I didn't save any of my first attempts at the cover, and that's probably a good thing. They were boring and terrible, and they never need to see the light of day. Luckily, while I was looking for nice borders for the cover, I found this image:


I fell in love with it almost immediately. It's nice and classy, very elegant, but at the same time it put me in mind of properly pulpy, fun stories. It made me think of Bioshock and that whole dieselpunk subgenre, for some reason, and that seems to fit what I'm writing quite well. Simple as it is, this border changed my cover design completely. And it also changed the title of my book.

The first thing I did - because it was the only thing I had - was to drop my text onto that cover. Initially I put the title in the rectangular box at the bottom and my name along the banner at the top, but it didn't look right. The title didn't sit comfortably in the box, and my name is only two words. I tried putting it diagonally across the circle, but the empty space on either side threw the cover off balance. I swapped them, and my name fit nicely in the box at the bottom, but with A Cure on the left for the across the circle and Itch on the right (again, I haven't saved these early mockups because I'm an idiot) it just didn't look right.

Luckily, I had another title. I didn't (and still don't) like it as much, but if I was going pulpy with the cover then it made sense to go with a cheesy title as well. So I stuck it in, summoned a stock blimp and a stock steampunk man, and came up with this:


Now, that's still pretty bad. The man is blurry and low-res, the blimp is misshapen where I've tried to clean up the edges, and the text is murky and illegible. But it was a start. Part of the reason it looks so terrible is that at this point I was still using small stock images that I hadn't paid for - which meant making judicious use of Photoshop's blur tool to get rid of the watermarks. Once I realised that I could make this cover work, though, I went and bought the images. My next attempt was, I think, a lot better:


The blimp has gone, but the man is bigger and clearer (and, if you look closely, you'll see that he has both a right and a left hand instead of two the same as in the first version). After speaking to a friend who does some design work I got rid of the interior shadows on the text and went for flat colour, which made the whole thing pop that much more (thanks Tom). Still, I missed my blimp.


This still isn't the finished product - I'm going to cover the tail of the blimp with the border to introduce some perspective, as well as a couple of other minor tweaks - but it's close enough to the finished article for now. It doesn't really have any of the class that I was originally going for, but I think it screams pulpy steampunk adventure. I could be wrong. You may hate it. Personally, I'm pretty happy with it. It's not at all what I imagined, but I think it works. And once you read the first chapter, I hope you'll agree with me.

Tuesday, 3 July 2012

And then I read...

At the beginning of the year I decided to start keeping a journal of every book I read this year (even when it's something I've read before, as a lot of the things I've read this year have been); not just a list of them, but a brief page about what I thought of each book as well.
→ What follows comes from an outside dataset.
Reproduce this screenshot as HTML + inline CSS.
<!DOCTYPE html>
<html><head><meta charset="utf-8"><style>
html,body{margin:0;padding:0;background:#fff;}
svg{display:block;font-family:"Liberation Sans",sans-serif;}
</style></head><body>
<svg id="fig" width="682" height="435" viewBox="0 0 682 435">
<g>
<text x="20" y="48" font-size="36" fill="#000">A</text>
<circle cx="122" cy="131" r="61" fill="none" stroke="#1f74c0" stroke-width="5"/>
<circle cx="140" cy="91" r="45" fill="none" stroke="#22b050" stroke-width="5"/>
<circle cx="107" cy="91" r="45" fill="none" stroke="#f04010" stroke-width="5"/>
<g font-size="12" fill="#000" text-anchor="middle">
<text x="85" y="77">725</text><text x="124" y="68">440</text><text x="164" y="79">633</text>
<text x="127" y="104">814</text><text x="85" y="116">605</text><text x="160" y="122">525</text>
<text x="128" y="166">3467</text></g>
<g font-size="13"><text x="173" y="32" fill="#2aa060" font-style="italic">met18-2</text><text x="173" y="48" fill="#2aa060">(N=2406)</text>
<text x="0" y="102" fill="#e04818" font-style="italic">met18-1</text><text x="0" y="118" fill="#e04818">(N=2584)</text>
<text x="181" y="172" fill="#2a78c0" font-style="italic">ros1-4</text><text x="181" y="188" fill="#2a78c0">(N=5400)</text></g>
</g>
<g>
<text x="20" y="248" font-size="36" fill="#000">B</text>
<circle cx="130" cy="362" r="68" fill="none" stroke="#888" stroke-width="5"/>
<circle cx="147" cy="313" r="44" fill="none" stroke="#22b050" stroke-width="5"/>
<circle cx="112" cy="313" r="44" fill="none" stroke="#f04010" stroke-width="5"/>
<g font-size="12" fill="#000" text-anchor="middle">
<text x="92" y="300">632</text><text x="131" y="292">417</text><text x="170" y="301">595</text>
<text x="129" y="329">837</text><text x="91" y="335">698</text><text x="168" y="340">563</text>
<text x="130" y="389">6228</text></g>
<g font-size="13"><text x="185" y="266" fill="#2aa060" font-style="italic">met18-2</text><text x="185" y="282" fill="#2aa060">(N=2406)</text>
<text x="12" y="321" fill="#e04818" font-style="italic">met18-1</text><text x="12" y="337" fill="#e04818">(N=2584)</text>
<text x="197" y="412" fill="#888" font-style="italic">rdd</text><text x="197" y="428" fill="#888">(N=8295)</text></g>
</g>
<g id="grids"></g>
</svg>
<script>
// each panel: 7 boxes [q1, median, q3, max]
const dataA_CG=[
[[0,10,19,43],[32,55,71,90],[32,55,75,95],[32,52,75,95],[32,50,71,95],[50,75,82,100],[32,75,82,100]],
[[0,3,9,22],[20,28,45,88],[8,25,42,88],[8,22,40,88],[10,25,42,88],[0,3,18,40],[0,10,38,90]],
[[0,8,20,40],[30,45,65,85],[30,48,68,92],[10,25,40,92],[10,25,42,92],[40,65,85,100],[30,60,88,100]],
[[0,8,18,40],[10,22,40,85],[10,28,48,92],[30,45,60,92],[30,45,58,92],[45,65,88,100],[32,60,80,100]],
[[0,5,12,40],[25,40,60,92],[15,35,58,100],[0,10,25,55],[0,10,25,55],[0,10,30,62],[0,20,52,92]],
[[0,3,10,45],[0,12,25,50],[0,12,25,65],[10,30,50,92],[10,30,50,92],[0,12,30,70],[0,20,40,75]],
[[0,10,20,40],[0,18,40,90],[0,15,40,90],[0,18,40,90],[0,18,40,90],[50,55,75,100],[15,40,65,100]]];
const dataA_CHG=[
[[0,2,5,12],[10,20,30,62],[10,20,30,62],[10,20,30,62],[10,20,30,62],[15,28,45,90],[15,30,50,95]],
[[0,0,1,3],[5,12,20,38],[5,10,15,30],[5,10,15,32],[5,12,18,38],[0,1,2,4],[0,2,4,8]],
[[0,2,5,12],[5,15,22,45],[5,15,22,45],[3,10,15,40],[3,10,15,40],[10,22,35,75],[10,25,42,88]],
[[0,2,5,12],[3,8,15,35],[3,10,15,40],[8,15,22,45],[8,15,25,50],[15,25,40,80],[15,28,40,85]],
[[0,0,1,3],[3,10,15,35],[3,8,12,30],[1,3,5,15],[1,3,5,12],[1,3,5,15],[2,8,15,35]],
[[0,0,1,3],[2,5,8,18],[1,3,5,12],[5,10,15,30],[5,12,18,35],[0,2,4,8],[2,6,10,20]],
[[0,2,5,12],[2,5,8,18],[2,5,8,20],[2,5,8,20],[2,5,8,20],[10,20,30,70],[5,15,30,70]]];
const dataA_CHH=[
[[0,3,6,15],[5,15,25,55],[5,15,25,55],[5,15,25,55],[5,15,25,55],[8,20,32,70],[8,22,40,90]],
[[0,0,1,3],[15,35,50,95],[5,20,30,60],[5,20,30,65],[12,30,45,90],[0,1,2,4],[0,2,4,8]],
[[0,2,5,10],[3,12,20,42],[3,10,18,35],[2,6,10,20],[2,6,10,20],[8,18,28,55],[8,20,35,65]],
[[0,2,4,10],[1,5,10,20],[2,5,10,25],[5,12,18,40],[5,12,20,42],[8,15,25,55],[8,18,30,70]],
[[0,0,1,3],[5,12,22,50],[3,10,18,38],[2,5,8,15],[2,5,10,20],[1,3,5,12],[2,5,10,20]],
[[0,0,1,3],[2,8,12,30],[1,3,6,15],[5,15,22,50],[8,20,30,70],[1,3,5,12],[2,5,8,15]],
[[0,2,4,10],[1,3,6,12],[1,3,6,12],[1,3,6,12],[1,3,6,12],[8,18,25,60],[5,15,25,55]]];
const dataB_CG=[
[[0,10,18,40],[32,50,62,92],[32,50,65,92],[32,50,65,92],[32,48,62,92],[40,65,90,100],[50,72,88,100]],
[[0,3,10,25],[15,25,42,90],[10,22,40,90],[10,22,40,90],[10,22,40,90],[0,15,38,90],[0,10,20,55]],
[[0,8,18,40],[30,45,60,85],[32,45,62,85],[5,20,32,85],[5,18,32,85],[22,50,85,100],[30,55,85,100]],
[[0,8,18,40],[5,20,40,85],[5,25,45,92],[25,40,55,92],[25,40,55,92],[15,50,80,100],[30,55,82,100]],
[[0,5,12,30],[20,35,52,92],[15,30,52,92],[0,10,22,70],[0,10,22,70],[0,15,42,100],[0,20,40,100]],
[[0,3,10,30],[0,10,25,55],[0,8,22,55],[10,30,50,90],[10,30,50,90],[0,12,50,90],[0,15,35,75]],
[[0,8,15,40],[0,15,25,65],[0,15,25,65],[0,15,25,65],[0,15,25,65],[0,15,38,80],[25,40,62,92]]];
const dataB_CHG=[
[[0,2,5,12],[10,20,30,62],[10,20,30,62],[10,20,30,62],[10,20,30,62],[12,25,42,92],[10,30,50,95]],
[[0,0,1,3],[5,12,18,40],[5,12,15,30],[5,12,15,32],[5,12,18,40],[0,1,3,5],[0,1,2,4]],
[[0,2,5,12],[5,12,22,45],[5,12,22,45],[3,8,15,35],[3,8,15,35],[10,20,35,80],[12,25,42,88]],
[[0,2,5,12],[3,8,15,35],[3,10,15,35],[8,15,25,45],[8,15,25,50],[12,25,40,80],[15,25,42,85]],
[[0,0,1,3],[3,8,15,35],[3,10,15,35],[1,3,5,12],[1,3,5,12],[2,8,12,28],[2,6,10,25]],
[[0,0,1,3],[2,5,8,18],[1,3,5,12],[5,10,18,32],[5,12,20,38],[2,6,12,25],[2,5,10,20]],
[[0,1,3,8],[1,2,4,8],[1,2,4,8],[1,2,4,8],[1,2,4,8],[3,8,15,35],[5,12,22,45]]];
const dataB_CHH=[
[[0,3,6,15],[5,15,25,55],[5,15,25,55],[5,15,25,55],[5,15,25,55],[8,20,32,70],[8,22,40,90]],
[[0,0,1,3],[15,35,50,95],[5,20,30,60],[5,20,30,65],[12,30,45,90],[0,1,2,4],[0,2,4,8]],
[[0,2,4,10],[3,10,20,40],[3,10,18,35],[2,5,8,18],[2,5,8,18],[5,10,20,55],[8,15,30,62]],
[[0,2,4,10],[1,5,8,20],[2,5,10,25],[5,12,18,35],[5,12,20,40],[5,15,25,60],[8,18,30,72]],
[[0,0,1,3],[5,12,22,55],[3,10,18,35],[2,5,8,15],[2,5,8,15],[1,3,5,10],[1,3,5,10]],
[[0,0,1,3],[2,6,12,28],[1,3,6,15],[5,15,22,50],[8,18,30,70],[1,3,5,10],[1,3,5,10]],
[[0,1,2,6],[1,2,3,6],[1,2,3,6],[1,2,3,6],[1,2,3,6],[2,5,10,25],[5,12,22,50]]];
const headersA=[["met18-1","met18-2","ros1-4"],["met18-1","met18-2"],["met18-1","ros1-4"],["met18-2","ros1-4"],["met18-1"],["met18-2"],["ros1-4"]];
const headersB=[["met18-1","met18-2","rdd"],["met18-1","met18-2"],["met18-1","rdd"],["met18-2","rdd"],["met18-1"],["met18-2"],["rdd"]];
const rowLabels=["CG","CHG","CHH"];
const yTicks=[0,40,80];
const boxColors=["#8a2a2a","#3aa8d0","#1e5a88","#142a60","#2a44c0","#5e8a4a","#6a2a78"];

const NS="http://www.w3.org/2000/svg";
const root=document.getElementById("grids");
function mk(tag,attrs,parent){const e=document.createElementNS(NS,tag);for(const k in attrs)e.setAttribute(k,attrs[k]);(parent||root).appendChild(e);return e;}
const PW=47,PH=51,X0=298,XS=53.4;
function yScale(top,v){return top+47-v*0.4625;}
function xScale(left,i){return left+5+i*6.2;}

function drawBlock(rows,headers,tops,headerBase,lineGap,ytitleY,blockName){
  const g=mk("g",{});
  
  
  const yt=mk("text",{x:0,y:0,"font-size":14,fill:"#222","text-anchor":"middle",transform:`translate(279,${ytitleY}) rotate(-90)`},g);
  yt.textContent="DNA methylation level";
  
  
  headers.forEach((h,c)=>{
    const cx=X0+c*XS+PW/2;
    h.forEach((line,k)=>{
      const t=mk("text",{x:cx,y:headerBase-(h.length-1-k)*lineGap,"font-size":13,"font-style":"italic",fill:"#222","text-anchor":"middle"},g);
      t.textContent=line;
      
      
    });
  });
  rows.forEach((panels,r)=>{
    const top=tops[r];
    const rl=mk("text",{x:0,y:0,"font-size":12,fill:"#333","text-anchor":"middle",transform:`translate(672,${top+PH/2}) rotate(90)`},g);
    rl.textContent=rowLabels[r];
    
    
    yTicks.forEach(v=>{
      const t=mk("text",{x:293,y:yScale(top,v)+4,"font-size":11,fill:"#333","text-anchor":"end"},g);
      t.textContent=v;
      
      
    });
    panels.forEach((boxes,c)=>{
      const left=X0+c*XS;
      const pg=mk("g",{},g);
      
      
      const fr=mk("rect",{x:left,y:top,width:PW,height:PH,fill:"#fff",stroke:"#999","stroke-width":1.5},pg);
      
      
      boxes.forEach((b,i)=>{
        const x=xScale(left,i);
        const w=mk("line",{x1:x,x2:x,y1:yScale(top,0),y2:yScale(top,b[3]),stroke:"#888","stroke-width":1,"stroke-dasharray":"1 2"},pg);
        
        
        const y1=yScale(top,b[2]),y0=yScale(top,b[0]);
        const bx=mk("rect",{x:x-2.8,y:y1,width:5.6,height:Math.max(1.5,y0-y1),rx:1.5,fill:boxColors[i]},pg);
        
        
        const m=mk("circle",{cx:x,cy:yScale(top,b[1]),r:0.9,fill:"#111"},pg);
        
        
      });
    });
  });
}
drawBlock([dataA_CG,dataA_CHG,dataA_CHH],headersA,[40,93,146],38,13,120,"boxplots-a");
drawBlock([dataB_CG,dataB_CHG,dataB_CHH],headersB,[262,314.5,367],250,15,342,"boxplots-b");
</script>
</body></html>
I've been sticking to it so far, and it's been nice to see the book start to fill up.

This post doesn't serve much purpose, and probably won't be of much interest to anybody. It's simply a list of what I've read this year so far (as we're halfway through the year it seems a good time to do this), mainly for my records but also so you can sort of see what's been influencing my Flash 365 stories - though the list is in alphabetical rather than chronological order. If I carry this on next year I think I'll also keep track of when I read everything and how long each book takes me to get through - I don't think there's much point in starting doing that for this year now, though.
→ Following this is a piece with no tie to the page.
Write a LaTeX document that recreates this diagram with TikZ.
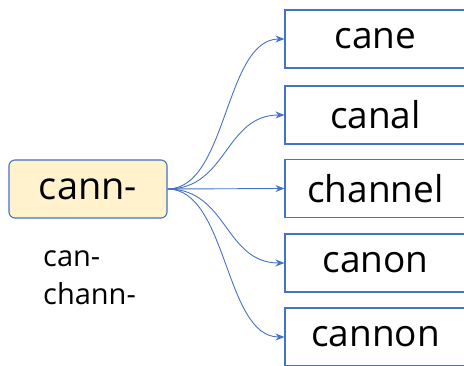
\documentclass[tikz,border=0pt]{standalone}
\usepackage{fontspec}
\setmainfont{Open Sans}
\usepackage{tikz}
\usetikzlibrary{
    arrows.meta,
    positioning
}
\usepackage{xcolor}
\definecolor{wordblue}{HTML}{4472C4}
\definecolor{rootfill}{HTML}{FFF2CC}

\begin{document}
\begin{tikzpicture}[
        x=1pt, y=1pt,
        >={Stealth[length=9pt,width=7pt]},
        root/.style={
            draw=wordblue,
            fill=rootfill,
            line width=1.1pt,
            rounded corners=6pt,
            minimum width=158pt,
            minimum height=58pt,
            inner sep=0pt,
            font=\fontsize{38}{40}\selectfont
        },
        word/.style={
            draw=wordblue,
            line width=1.1pt,
            minimum width=181pt,
            minimum height=58pt,
            inner sep=0pt,
            font=\fontsize{37}{40}\selectfont
        },
        link/.style={
            ->,
            draw=wordblue,
            line width=0.9pt
        }
    ]
        \clip (0,0) rectangle (464,365);
        \node[root] (R) at (88,176) {cann-};
        \node[word] (W1) at (375.5,326) {cane};
        \node[word] (W2) at (375.5,250) {canal};
        \node[word] (W3) at (375.5,176.5) {channel};
        \node[word] (W4) at (375.5,102) {canon};
        \node[word] (W5) at (375.5,28) {cannon};
        \node[align=left, anchor=west, inner sep=0pt,
              font=\fontsize{29}{38}\selectfont] (V) at (43,87) {can-\\chann-};
        \draw[link] (R.east) .. controls +(60,0) and +(-60,0) .. (W1.west);
        \draw[link] (R.east) .. controls +(60,0) and +(-60,0) .. (W2.west);
        \draw[link] (R.east) -- (W3.west);
        \draw[link] (R.east) .. controls +(60,0) and +(-60,0) .. (W4.west);
        \draw[link] (R.east) .. controls +(60,0) and +(-60,0) .. (W5.west);
    \end{tikzpicture}
\end{document}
So, without further ado, the books I've read in 2012 thus far:

Jane Austen - Mansfield Park
Julian Barnes - The Sense Of An Ending
Ros Barber - The Marlowe Papers
Orson Scott Card - Ender's Game
Orson Scott Card - Ender's Shadow
Orson Scott Card - Speaker For The Dead
Orson Scott Card -  Shadow Of The Hegemon
Suzanne Collins - The Hunger Games
Suzanne Collins - Catching Fire
James Dashner - Maze Runner
Jennie Downham - You Against Me
John Grisham - The Associate
Stephen King - The Gunslinger
Stephen King - The Drawing Of The Three
Stephen King - The Waste Lands
Stephen King - Wizard And Glass
Stephen King - The Wind Through The Keyhole
Stephen King - The Wolves of The Calla
Stephen King - Song Of Susannah
Stephen King - The Dark Tower
Stephen King - 'Salem's Lot
Garth Nix - A Confusion Of Princes
Michelle Paver - Dark Matter
Graham Swift - Waterland
Alice Sebould - The Lovely Bones
Laini Taylor - Daughter Of Smoke And Bone
G. Willow Wilson - Alif The Unseen
Jeanette Winterson - Sexing The Cherry


That's 28 books, which is about one a week. Not bad going, but I don't think it's representative of how much I could have read. For example, I read three of the Dark Tower books in a week, yet I started both Alif The Unseen and Daughter Of Smoke And Bone a week or two ago (along with Catherynne M. Valente's The Girl Who Circumnavigated Fairyland In A Ship Of Her Own Making, which I still haven't finished) and put them both down mid-way through for whatever reason, then didn't read anything for a week and a half. I've just finished them both tonight, and will probably finish the Valente book tomorrow.

My goal is to finish another 32 books before the end of the year. 60 is an arbitrary number based entirely on wanting to read more in the second half of the year than I did in the first. We'll see how that goes. I'm also interested to see how many books I'll forget I've read by the end of the year - even just typing this list up some of the titles made me think, "Oh yeah, I did read that didn't I?" and for a couple I had to flick to the book's entry in the journal to see what I'd thought of them, because I completely forgot my reaction to them.